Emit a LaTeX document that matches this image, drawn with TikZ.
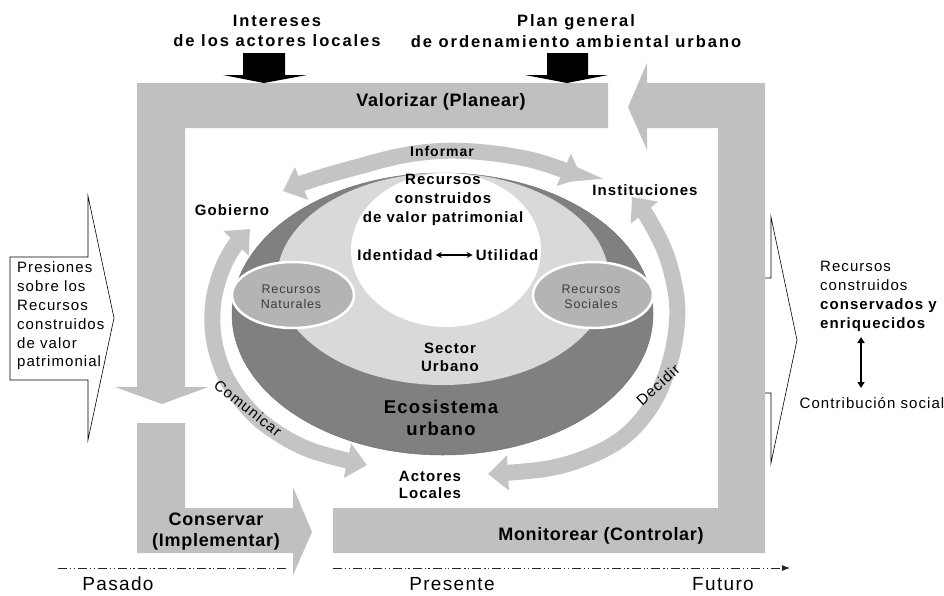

********

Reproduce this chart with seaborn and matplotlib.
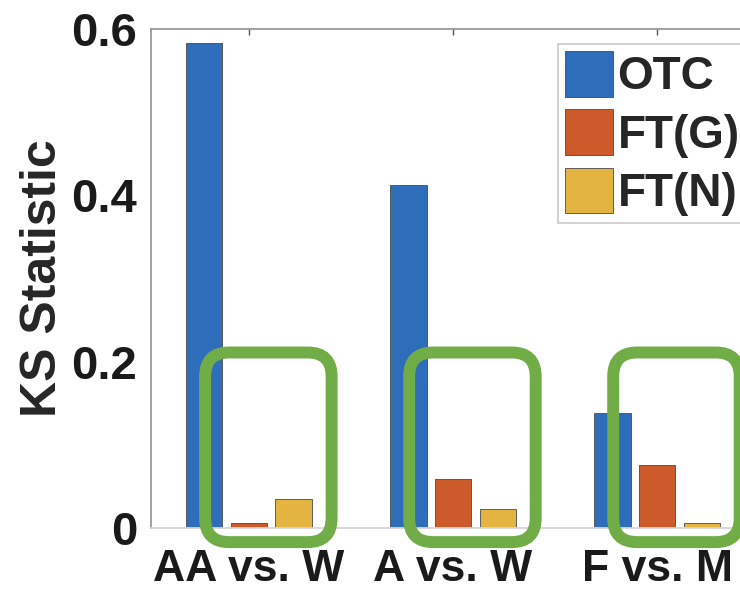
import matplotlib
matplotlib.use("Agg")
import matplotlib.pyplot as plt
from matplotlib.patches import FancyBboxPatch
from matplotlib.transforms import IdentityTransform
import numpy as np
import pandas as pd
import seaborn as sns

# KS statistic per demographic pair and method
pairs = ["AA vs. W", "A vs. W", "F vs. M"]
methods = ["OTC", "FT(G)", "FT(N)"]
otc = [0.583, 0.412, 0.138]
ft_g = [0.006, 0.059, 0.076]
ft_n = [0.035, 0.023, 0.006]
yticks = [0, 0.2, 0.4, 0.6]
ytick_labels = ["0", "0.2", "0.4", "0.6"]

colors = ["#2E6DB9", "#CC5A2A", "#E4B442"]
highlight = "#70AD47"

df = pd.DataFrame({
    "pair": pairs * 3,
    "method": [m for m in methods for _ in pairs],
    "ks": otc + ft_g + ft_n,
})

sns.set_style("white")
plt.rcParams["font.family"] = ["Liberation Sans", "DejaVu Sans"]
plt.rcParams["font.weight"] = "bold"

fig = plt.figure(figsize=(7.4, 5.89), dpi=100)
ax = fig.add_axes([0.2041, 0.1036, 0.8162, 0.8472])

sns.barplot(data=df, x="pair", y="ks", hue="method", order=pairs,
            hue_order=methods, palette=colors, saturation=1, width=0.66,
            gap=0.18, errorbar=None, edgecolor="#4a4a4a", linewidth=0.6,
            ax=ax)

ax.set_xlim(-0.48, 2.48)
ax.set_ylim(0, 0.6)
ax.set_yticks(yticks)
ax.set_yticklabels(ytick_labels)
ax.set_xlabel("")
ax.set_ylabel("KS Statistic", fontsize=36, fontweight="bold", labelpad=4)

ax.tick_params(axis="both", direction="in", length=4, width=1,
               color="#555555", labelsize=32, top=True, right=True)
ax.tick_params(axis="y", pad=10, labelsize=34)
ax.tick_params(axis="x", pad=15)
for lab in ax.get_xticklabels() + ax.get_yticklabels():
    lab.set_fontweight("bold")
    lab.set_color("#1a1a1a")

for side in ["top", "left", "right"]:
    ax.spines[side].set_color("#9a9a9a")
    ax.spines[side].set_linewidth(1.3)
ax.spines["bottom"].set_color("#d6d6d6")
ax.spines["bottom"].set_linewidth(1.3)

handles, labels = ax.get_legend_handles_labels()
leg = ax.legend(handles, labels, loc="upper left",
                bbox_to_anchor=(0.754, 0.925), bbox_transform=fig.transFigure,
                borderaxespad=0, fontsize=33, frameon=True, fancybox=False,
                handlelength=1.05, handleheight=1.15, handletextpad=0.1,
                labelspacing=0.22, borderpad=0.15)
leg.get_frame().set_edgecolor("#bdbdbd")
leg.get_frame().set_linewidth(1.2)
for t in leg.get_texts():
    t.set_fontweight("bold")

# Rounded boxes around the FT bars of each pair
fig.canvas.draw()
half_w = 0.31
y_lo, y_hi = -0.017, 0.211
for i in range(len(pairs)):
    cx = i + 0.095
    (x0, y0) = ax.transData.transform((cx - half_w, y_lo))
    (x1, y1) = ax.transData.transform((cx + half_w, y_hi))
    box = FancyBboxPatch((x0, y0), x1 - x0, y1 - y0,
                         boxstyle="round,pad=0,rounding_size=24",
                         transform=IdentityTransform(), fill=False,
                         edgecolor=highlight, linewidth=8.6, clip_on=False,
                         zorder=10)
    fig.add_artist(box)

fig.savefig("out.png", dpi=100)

********

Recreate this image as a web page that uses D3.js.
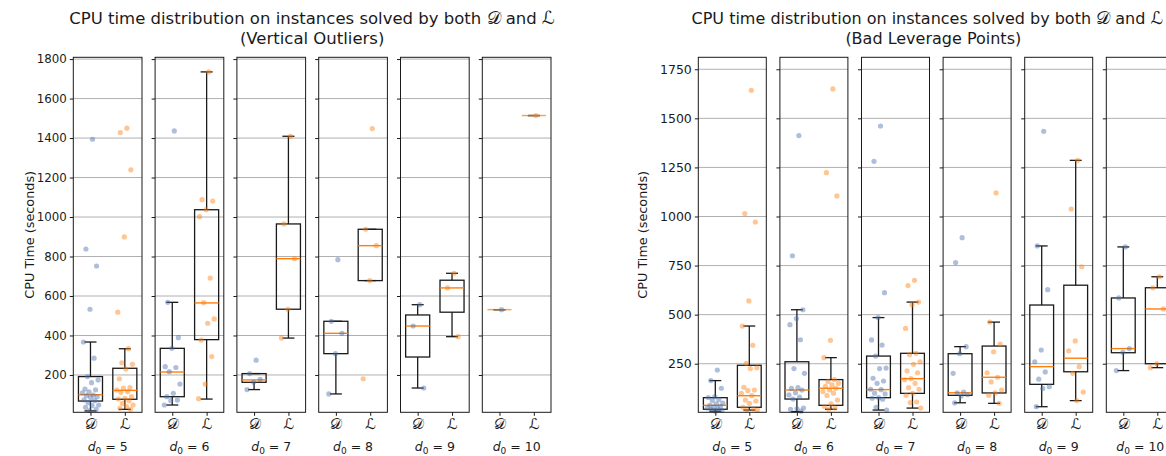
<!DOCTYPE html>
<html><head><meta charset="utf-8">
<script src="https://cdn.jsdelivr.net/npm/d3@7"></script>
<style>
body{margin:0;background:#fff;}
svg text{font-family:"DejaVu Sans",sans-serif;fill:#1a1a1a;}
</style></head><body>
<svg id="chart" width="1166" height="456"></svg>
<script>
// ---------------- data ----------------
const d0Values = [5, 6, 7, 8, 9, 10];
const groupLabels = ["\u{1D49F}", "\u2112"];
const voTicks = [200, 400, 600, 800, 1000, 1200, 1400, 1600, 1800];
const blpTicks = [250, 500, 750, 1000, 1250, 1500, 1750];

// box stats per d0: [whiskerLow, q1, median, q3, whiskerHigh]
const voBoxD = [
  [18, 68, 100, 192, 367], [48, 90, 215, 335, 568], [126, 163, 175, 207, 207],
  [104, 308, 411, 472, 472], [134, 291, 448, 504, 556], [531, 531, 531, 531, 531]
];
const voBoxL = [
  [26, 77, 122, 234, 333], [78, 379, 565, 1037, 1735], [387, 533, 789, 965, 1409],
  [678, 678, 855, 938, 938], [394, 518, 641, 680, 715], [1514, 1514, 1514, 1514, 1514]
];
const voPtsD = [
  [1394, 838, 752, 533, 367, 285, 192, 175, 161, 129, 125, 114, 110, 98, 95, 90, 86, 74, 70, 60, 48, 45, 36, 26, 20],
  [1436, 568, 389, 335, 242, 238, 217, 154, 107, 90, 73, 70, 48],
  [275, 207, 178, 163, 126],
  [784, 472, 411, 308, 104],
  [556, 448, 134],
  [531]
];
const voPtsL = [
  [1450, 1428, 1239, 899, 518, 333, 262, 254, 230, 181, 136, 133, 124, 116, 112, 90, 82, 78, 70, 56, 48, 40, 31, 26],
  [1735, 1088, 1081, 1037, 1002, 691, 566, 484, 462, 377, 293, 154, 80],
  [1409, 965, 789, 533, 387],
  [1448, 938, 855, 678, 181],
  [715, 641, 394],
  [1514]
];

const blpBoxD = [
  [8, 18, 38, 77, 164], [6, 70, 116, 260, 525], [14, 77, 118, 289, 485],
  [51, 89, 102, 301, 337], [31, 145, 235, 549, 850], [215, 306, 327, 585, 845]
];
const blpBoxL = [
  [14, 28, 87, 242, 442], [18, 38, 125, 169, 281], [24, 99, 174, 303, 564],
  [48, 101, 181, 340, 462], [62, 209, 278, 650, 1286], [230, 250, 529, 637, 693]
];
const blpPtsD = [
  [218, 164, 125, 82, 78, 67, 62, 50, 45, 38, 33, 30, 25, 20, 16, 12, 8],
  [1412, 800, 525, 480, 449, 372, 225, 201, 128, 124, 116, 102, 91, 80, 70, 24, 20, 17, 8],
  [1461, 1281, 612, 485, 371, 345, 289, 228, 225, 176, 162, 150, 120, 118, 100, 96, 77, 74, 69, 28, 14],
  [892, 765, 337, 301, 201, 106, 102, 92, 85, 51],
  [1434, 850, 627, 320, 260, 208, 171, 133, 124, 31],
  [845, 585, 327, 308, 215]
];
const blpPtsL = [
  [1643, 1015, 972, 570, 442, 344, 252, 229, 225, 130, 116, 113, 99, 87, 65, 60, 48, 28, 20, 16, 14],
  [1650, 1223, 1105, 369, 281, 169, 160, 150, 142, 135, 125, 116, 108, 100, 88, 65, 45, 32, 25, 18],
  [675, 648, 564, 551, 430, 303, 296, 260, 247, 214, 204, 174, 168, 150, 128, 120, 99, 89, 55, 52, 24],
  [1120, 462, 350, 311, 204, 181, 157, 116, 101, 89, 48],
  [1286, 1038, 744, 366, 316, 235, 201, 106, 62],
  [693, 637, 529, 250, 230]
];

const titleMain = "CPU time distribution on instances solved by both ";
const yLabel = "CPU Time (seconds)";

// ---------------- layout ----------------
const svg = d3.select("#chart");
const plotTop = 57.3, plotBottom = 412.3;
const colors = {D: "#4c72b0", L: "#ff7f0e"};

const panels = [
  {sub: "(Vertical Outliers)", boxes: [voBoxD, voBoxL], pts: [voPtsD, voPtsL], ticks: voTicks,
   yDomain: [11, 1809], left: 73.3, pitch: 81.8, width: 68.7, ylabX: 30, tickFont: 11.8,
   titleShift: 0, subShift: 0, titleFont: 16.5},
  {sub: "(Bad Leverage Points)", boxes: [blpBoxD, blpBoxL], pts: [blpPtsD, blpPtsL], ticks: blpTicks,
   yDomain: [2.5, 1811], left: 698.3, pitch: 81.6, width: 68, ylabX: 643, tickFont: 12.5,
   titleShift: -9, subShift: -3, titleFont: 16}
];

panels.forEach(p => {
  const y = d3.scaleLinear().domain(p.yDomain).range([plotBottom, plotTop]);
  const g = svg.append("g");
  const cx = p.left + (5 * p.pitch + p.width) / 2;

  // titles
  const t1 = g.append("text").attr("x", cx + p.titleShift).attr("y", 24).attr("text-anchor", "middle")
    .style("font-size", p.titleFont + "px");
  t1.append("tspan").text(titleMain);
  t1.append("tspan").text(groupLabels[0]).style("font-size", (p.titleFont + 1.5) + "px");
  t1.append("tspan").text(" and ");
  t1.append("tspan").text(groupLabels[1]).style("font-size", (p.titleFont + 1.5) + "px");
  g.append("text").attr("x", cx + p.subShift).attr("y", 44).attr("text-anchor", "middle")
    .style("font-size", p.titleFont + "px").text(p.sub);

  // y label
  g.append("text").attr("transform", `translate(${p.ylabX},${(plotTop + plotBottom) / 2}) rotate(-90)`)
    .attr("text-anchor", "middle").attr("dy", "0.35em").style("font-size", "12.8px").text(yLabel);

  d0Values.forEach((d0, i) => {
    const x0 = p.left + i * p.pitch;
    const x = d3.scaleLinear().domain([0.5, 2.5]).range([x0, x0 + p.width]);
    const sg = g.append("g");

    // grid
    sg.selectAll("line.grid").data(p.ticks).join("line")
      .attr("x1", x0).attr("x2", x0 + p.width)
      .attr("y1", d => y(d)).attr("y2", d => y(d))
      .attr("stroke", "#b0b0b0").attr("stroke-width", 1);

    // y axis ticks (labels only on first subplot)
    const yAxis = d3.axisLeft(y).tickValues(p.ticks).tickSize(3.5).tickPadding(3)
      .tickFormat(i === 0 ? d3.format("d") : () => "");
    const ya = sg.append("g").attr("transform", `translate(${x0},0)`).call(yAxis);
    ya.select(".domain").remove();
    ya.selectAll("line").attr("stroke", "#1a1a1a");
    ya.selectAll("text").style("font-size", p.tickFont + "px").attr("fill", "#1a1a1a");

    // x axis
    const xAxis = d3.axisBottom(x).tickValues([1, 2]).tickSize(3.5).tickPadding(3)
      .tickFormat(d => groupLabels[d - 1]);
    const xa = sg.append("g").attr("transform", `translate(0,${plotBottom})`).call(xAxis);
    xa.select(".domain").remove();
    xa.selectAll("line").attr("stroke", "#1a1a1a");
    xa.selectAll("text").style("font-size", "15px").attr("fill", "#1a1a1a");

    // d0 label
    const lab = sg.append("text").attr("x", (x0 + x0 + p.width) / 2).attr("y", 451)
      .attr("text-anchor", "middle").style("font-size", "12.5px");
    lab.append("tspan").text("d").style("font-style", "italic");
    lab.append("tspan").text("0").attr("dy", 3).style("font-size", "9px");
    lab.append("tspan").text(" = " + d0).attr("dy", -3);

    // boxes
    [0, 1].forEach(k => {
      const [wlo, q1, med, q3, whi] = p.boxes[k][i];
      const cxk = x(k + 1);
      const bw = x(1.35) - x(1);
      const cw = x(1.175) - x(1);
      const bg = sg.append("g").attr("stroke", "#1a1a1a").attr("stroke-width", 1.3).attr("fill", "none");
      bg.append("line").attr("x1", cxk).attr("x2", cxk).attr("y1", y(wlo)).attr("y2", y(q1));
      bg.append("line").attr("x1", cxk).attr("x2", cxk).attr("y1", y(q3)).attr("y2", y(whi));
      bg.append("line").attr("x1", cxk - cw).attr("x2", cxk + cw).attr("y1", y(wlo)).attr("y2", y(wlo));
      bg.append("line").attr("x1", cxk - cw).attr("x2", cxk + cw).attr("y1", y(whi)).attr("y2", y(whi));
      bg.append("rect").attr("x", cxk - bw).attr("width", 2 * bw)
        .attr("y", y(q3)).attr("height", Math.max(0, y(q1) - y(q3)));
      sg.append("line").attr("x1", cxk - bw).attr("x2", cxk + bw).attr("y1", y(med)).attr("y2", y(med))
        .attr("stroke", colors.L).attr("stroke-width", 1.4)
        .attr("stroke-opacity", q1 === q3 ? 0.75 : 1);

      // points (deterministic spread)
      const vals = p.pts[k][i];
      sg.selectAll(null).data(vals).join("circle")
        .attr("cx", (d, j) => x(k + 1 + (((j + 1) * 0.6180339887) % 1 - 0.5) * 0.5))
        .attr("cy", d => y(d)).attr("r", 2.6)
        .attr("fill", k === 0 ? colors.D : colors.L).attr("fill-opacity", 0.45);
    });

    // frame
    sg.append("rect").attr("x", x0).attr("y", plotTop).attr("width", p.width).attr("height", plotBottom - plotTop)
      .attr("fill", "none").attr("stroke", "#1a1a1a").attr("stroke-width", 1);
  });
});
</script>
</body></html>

********

■ Task to complete:
Retype the lines above exactly as they appear, from the line containing "Recreate this image" through the line containing "const blpTicks = [250, 500, 750, 1000, 1250, 1500, 1750];", and leave out any pictures.

■ In response:
Recreate this image as a web page that uses D3.js.
<!DOCTYPE html>
<html><head><meta charset="utf-8">
<script src="https://cdn.jsdelivr.net/npm/d3@7"></script>
<style>
body{margin:0;background:#fff;}
svg text{font-family:"DejaVu Sans",sans-serif;fill:#1a1a1a;}
</style></head><body>
<svg id="chart" width="1166" height="456"></svg>
<script>
// ---------------- data ----------------
const d0Values = [5, 6, 7, 8, 9, 10];
const groupLabels = ["\u{1D49F}", "\u2112"];
const voTicks = [200, 400, 600, 800, 1000, 1200, 1400, 1600, 1800];
const blpTicks = [250, 500, 750, 1000, 1250, 1500, 1750];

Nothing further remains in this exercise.